The lawyer representing hundreds of asylum seekers on Papua New Guinea's Manus Island will this week seek a court order to make Australia legally liable for those at the detention centre.
Last week, the Supreme Court declared the detention on Australia's behalf of asylum seekers on Manus Island unconstitutional, and the government later announced that the centre would close.
Ben Lomai - who represented many of those detained on Manus Island - said he would be seeking to make the Commonwealth of Australia a defendant in the asylum seekers' challenge to their detention.
He said that if successful, and if the Supreme Court ruled in their favour, they would have to be released back into Australia's care as their first port of entry.
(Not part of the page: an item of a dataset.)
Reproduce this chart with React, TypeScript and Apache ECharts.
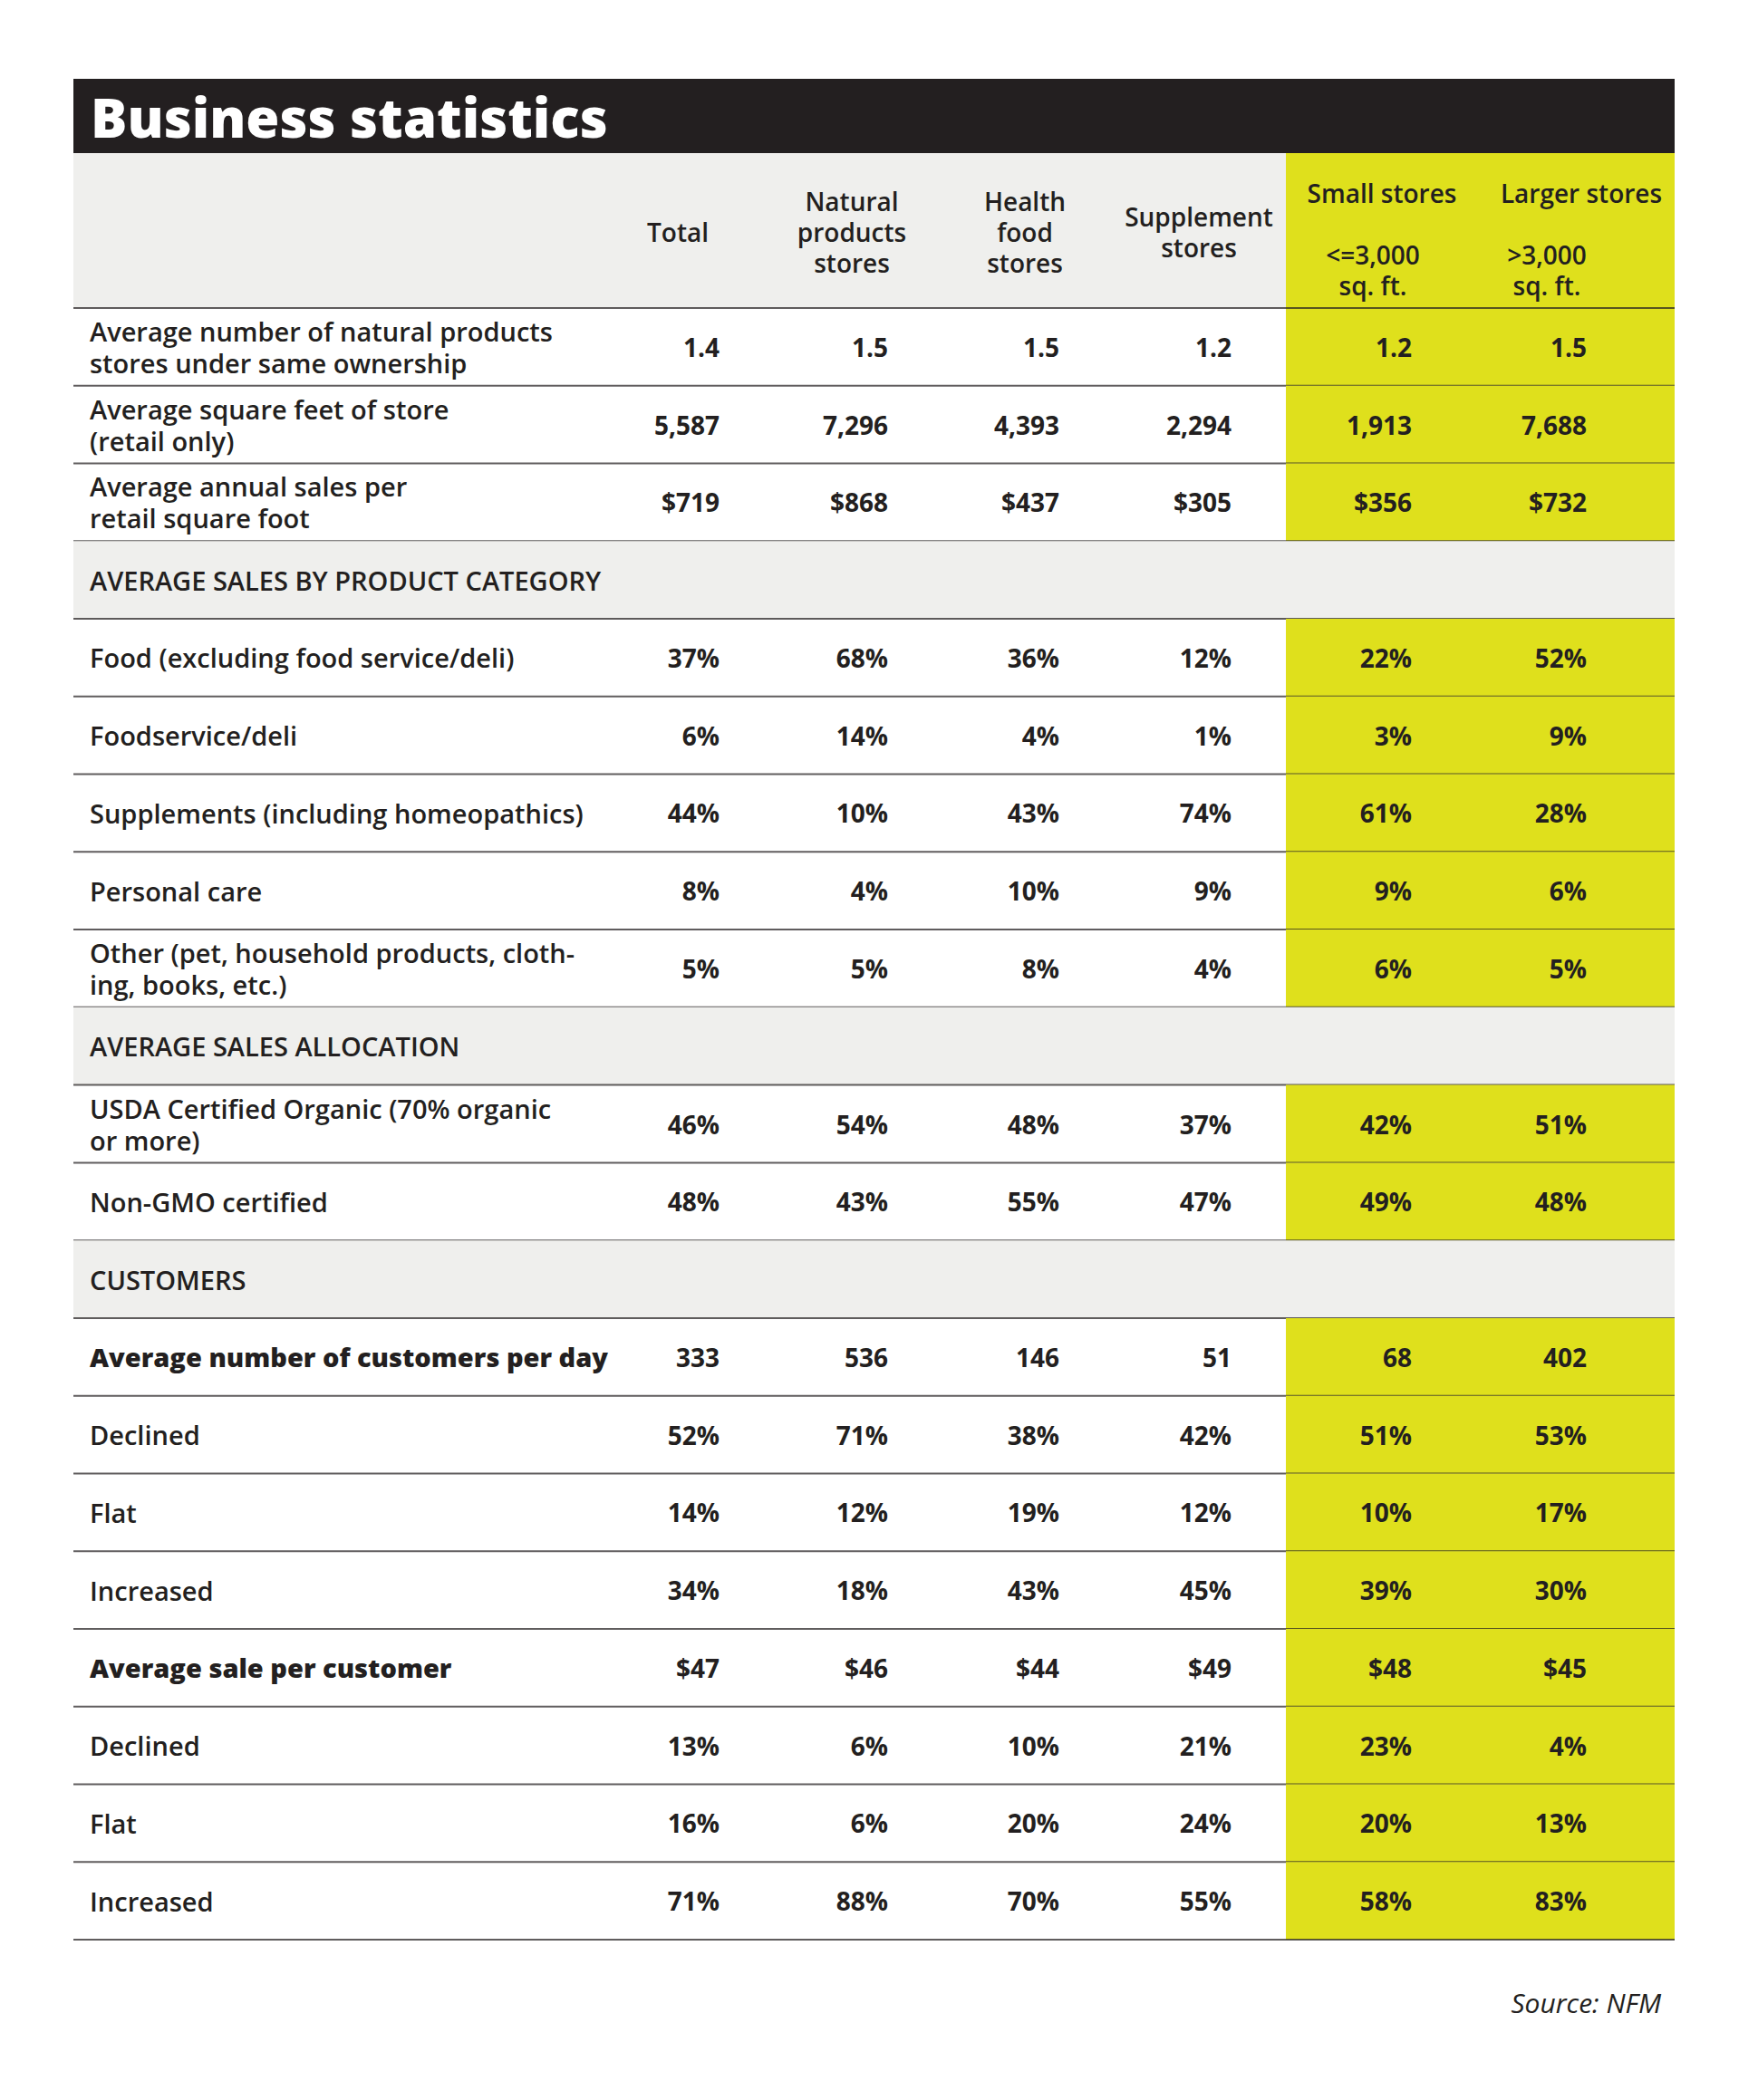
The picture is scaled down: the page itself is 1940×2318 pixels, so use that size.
import React, { useEffect, useRef } from "react";
import * as echarts from "echarts";

// ---------- DATA ----------
const title = "Business statistics";
const source = "Source: NFM";

const headerMain = ["Total", "Natural\nproducts\nstores", "Health\nfood\nstores", "Supplement\nstores"];
const headerSizeTitles = ["Small stores", "Larger stores"];
const headerSizeSubs = ["<=3,000\nsq. ft.", ">3,000\nsq. ft."];

const rowLabels = [
  "Average number of natural products\nstores under same ownership",
  "Average square feet of store\n(retail only)",
  "Average annual sales per\nretail square foot",
  "AVERAGE SALES BY PRODUCT CATEGORY",
  "Food (excluding food service/deli)",
  "Foodservice/deli",
  "Supplements (including homeopathics)",
  "Personal care",
  "Other (pet, household products, cloth-\ning, books, etc.)",
  "AVERAGE SALES ALLOCATION",
  "USDA Certified Organic (70% organic\nor more)",
  "Non-GMO certified",
  "CUSTOMERS",
  "Average number of customers per day",
  "Declined",
  "Flat",
  "Increased",
  "Average sale per customer",
  "Declined",
  "Flat",
  "Increased",
];

// kind: 'sec' section header, 'bold' emphasized row, 'row' normal
const rowKinds = ["row", "row", "row", "sec", "row", "row", "row", "row", "row", "sec", "row", "row", "sec", "bold", "row", "row", "row", "bold", "row", "row", "row"];
// unit: dec, int, usd, pct
const rowUnits = ["dec", "int", "usd", "", "pct", "pct", "pct", "pct", "pct", "", "pct", "pct", "", "int", "pct", "pct", "pct", "usd", "pct", "pct", "pct"];

const totalVals = [1.4, 5587, 719, null, 37, 6, 44, 8, 5, null, 46, 48, null, 333, 52, 14, 34, 47, 13, 16, 71];
const naturalVals = [1.5, 7296, 868, null, 68, 14, 10, 4, 5, null, 54, 43, null, 536, 71, 12, 18, 46, 6, 6, 88];
const healthVals = [1.5, 4393, 437, null, 36, 4, 43, 10, 8, null, 48, 55, null, 146, 38, 19, 43, 44, 10, 20, 70];
const supplementVals = [1.2, 2294, 305, null, 12, 1, 74, 9, 4, null, 37, 47, null, 51, 42, 12, 45, 49, 21, 24, 55];
const smallVals = [1.2, 1913, 356, null, 22, 3, 61, 9, 6, null, 42, 49, null, 68, 51, 10, 39, 48, 23, 20, 58];
const largerVals = [1.5, 7688, 732, null, 52, 9, 28, 6, 5, null, 51, 48, null, 402, 53, 17, 30, 45, 4, 13, 83];

const valueColumns = [totalVals, naturalVals, healthVals, supplementVals, smallVals, largerVals];

// ---------- LAYOUT / STYLE ----------
const W = 1940;
const H = 2318;
const TABLE_L = 81;
const TABLE_R = 1848;
const YELLOW_L = 1419;
const TITLE_TOP = 87;
const HEADER_TOP = 169;
const BODY_TOP = 340;
const BODY_BOTTOM = 2141;
const LABEL_X = 99;
const VALUE_RIGHT = [794, 980, 1169, 1359, 1558, 1751];
const HEADER_CX = [748, 940, 1131, 1323];
const SIZE_TITLE_CX = [1525, 1745];
const SIZE_SUB_CX = [1515, 1707];

const INK = "#231f20";
const YELLOW = "#dfe01c";
const GRAY = "#efefed";
const LINE = "rgba(35,31,32,0.72)";
const FONT = '"Open Sans", "Noto Sans", sans-serif';
const FS = 29;
const FS_VAL = 28;
const FS_HEAD = 28;
const LH = 35;

function fmt(v: number | null, unit: string): string {
  if (v === null || v === undefined) return "";
  if (unit === "dec") return v.toFixed(1);
  if (unit === "int") return v.toLocaleString("en-US");
  if (unit === "usd") return "$" + v.toLocaleString("en-US");
  if (unit === "pct") return v + "%";
  return String(v);
}

export default function App() {
  const ref = useRef<HTMLDivElement>(null);
  useEffect(() => {
    if (!ref.current) return;
    const chart = echarts.init(ref.current, undefined, { renderer: "svg" });

    const graphics: any[] = [];
    // title bar
    graphics.push({
      type: "rect",
      shape: { x: TABLE_L, y: TITLE_TOP, width: TABLE_R - TABLE_L, height: HEADER_TOP - TITLE_TOP },
      style: { fill: INK },
      silent: true,
    });
    graphics.push({
      type: "text",
      style: {
        text: title, x: 100, y: 129, align: "left", verticalAlign: "middle",
        fill: "#ffffff", fontFamily: FONT, fontWeight: 800, fontSize: 60,
      },
    });
    // header background
    graphics.push({
      type: "rect",
      shape: { x: TABLE_L, y: HEADER_TOP, width: YELLOW_L - TABLE_L, height: BODY_TOP - HEADER_TOP },
      style: { fill: GRAY }, silent: true,
    });
    graphics.push({
      type: "rect",
      shape: { x: YELLOW_L, y: HEADER_TOP, width: TABLE_R - YELLOW_L, height: BODY_TOP - HEADER_TOP },
      style: { fill: YELLOW }, silent: true,
    });
    headerMain.forEach((t, k) => {
      graphics.push({
        type: "text",
        style: {
          text: t, x: HEADER_CX[k], y: 256, align: "center", verticalAlign: "middle",
          fill: INK, fontFamily: FONT, fontWeight: 600, fontSize: FS_HEAD, lineHeight: 34,
        },
      });
    });
    headerSizeTitles.forEach((t, k) => {
      graphics.push({
        type: "text",
        style: {
          text: t, x: SIZE_TITLE_CX[k], y: 213, align: "center", verticalAlign: "middle",
          fill: INK, fontFamily: FONT, fontWeight: 600, fontSize: FS_HEAD, lineHeight: 34,
        },
      });
    });
    headerSizeSubs.forEach((t, k) => {
      graphics.push({
        type: "text",
        style: {
          text: t, x: SIZE_SUB_CX[k], y: 298, align: "center", verticalAlign: "middle",
          fill: INK, fontFamily: FONT, fontWeight: 600, fontSize: FS_HEAD, lineHeight: 34,
        },
      });
    });
    graphics.push({
      type: "line",
      shape: { x1: TABLE_L, y1: BODY_TOP, x2: TABLE_R, y2: BODY_TOP },
      style: { stroke: LINE, lineWidth: 2 }, silent: true, z: 10,
    });
    graphics.push({
      type: "text",
      style: {
        text: source, x: 1833, y: 2210, align: "right", verticalAlign: "middle",
        fill: INK, fontFamily: FONT, fontStyle: "italic", fontWeight: 400, fontSize: 30,
      },
    });

    const option: any = {
      animation: false,
      backgroundColor: "#ffffff",
      grid: { left: 0, right: 0, top: BODY_TOP, bottom: H - BODY_BOTTOM },
      xAxis: { type: "value", min: 0, max: W, show: false },
      yAxis: {
        type: "category",
        inverse: true,
        data: rowLabels.map((_, i) => String(i)),
        show: false,
      },
      graphic: graphics,
      series: [
        {
          type: "custom",
          data: rowLabels.map((_, i) => [0, i]),
          renderItem: (params: any, api: any) => {
            const i = api.value(1);
            const cy = api.coord([0, i])[1];
            const h = api.size([0, 1])[1];
            const top = cy - h / 2;
            const bottom = cy + h / 2;
            const kind = rowKinds[i];
            const xL = api.coord([TABLE_L, i])[0];
            const xR = api.coord([TABLE_R, i])[0];
            const xY = api.coord([YELLOW_L, i])[0];
            const children: any[] = [];
            if (kind === "sec") {
              children.push({ type: "rect", shape: { x: xL, y: top, width: xR - xL, height: h }, style: { fill: GRAY } });
            } else {
              children.push({ type: "rect", shape: { x: xY, y: top, width: xR - xY, height: h }, style: { fill: YELLOW } });
            }
            const isBold = kind === "bold";
            children.push({
              type: "text",
              style: {
                text: rowLabels[i],
                x: api.coord([LABEL_X, i])[0],
                y: cy,
                align: "left",
                verticalAlign: "middle",
                fill: INK,
                fontFamily: FONT,
                fontWeight: isBold ? 800 : 600,
                fontSize: FS,
                lineHeight: LH,
              },
            });
            if (kind !== "sec") {
              valueColumns.forEach((col, k) => {
                children.push({
                  type: "text",
                  style: {
                    text: fmt(col[i], rowUnits[i]),
                    x: api.coord([VALUE_RIGHT[k], i])[0],
                    y: cy,
                    align: "right",
                    verticalAlign: "middle",
                    fill: INK,
                    fontFamily: FONT,
                    fontWeight: 700,
                    fontSize: FS_VAL,
                  },
                });
              });
            }
            children.push({
              type: "line",
              shape: { x1: xL, y1: bottom, x2: xR, y2: bottom },
              style: { stroke: LINE, lineWidth: 2 },
            });
            return { type: "group", children };
          },
        },
      ],
    };
    chart.setOption(option);
    return () => chart.dispose();
  }, []);

  return (
    <div
      ref={ref}
      style={{ position: "absolute", left: 0, top: 0, width: W, height: H, background: "#ffffff" }}
    />
  );
}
"In any case we say that, look, the arrangement has been nullified which means that all the parties will have to go back to the drawing board. In this case, the asylum seekers must be returned back to the first port of entry."
Ben Lomai said last week's ruling made his clients' quest for compensation much easier.
He said he would ask the Supreme Court to skip a full hearing and go straight to assessing the case for compensation.
"The rights of the asylum seekers were breached, and the arrangement between Australia and the Papua New Guinea government as per the MOU was unconstitutional. A lot of these issues have now been resolved and so we'll be putting to the court that there is not to resolve at this stage, in terms of liability."
Ben Lomai said, if successful, the Australian and PNG governments could be liable for more than one billion dollars in compensation payments.
Aid 'safe'
An expert in Australian foreign aid says hundreds of millions of dollars promised to Papua New Guinea for hosting the centre is unlikely to be threatened.
The head of the Development Policy Centre at the Australian National University, Stephen Howes, says most of the US$340 million promised to PNG for hosting the centre is yet to be spent.
He said it was unclear what implications the centre's closure would have for that money, but it was unlikely that Australia would cancel the aid package.
"It remains to be seen what the position of the Australian government will be. But you've got to think, given the way that Australia's reacted, given their determination that these asylum seekers and refugees should remain in PNG, they will need the cooperation of the PNG in some form or other, so you would think it really wouldn't be in Australia's interests to start withdrawing that aid."
Officials from both countries are due to meet early this week to work out what to do next.
Australia's prime minister and immigration minister have both said the asylum seekers will not go to Australia under any circumstance.